It’s back to school shopping time! I picked up a new spiral and some highlighters, pens, and post-its, but these goodies weren’t for my son. Nope, this semester, Momma went back to school.
It’s been an adjustment for all of us. A big one. As a full-time, work-outside-the-home mom already, I didn’t feel like I had a wealth of free time. There are still only 24 hours in a day. Here and there, I’m learning to find pockets of time, moments when my son is occupied, and I’m leaning on my family to support me.
I think my husband was initially caught off guard. When I announced that I was going back to school, I don’t think he really believed me. I don’t think it actually hit home for him until the first bill came in. Even then, I don’t think he really understood what the time commitment would be and what kind of support I might need. I wasn’t even sure what kind of support I would need.
One evening, he put our son in the bath, and I snuck onto the computer to take a quiz while the boys were busy. But, about five minutes into my quiz, my husband walked into the room with the dog and said he was going for a walk.
This had never been a problem before. When he wanted to do something, I had always been available to take over. But, I couldn’t just tag in this time. When I told him I was in the middle of a quiz and needed him to wait, he said, “Sure! No problem,” and sat down at the kitchen table — with the dog still on the leash, shoes still on, earbuds still dangling around his neck – waiting for the 30 more seconds he assumed I needed. Umm . . . that’s not what I meant, dear. But, we’re figuring it out.
My son is an only child, and because of this, he is used to having my (mostly) undivided attention whenever he wants it. But, he is now at an age when he can play independently for a bit, and I’m working through how often I am willing to say, “Not now. Mom’s working.”
As I write this, he is standing inches away asking me if I’ve ever been in a see-through elevator and quoting the Lego Batman movie. The dog is sitting at my feet looking up at me hoping for quick run. I have three windows open on my computer, each with a different assignment or article I’m working through. And, there’s a load of laundry I need to move over to the dryer before it gets stinky. I don’t quite have a handle on things just yet, but, I repeat, we’re figuring it out.
Screen time is my friend, my kid is a trooper, and my husband is a champ.
I don’t want my family to feel like I’m always busy, like I’m not available. But, I do want them to know that I’m important too — that my hopes and dreams matter.

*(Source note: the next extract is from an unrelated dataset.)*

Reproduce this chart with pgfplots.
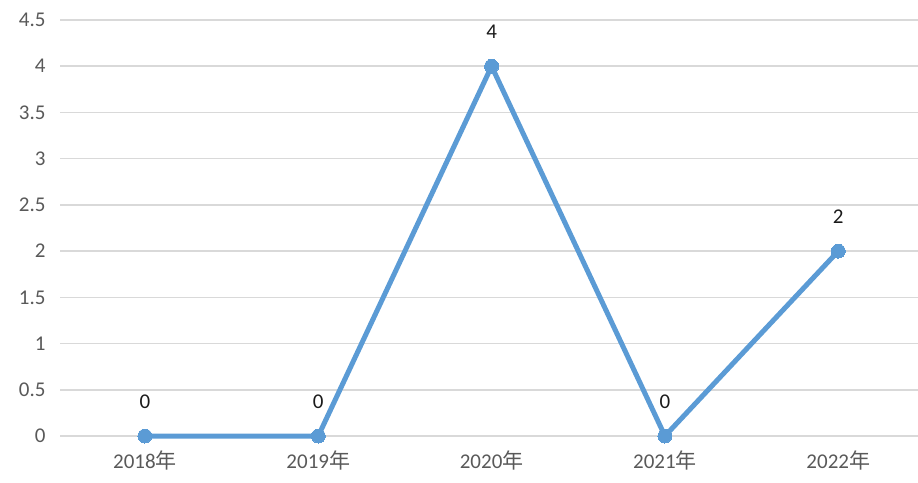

I want my son to see me working towards a goal. I want him to see that I can do hard things — and to know that he can, too. I want him to know that while I love him more than anything in the world and that I would do anything for him, I want to do things for myself, too. I want him to see that it’s okay to put yourself first sometimes. I want to model for him that we are each responsible for our own happiness. I cannot blame him or his father if there is something I want for myself but don’t have. I cannot blame my boss if my job isn’t all that I want it to be. I can decide what I want, and I can go get it.
And, do you know what? You can, too.